Monday, January 19, 2009

The Revenge of the Spurned

The natural law of life says that everyone, irrespective of his status in life, must die one day. The natural law of office life says that everyone, irrespective of his position in the hierarchy in the organization, must retire. So it was that M retired from the Bank.

Several Indians believe in life after death. It is therefore not surprising that several officials too reappear in the corporate firmament in a new avatar. So was it that M, came to be given a senior assignment in a small private sector bank. He thought it necessary to revamp the systems in his new perch. The obvious shortcut was to implement the time-tested systems in vogue in the bank he had worked for earlier.

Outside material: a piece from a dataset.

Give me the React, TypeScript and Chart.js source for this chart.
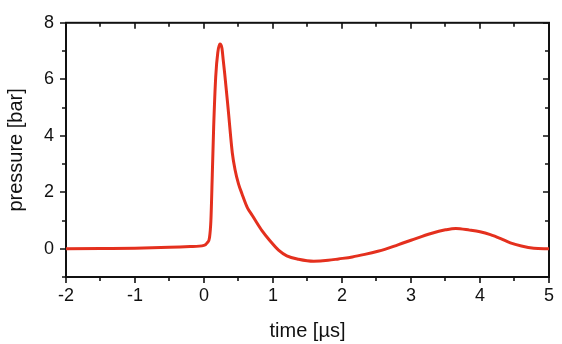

For this, he needed the copies of the important circulars and checklists so that he could bring out similar publications in his bank. He called on P, his erstwhile colleague, a General Manager now, who extended the usual courtesies. Upon knowing the purpose of M's visit, P sent word for Y, an officer in charge of a certain department and asked him to get copies of the materials that M wanted.

While M waited, tea and snacks were served and old threads picked up. In about fifteen minutes, Y was back with the papers.M glanced though the material and observed, ‘But these cover only agriculture. How about Small scale insustries?’ P replied, ‘Oh, that area is looked after by another officer; let me call him.’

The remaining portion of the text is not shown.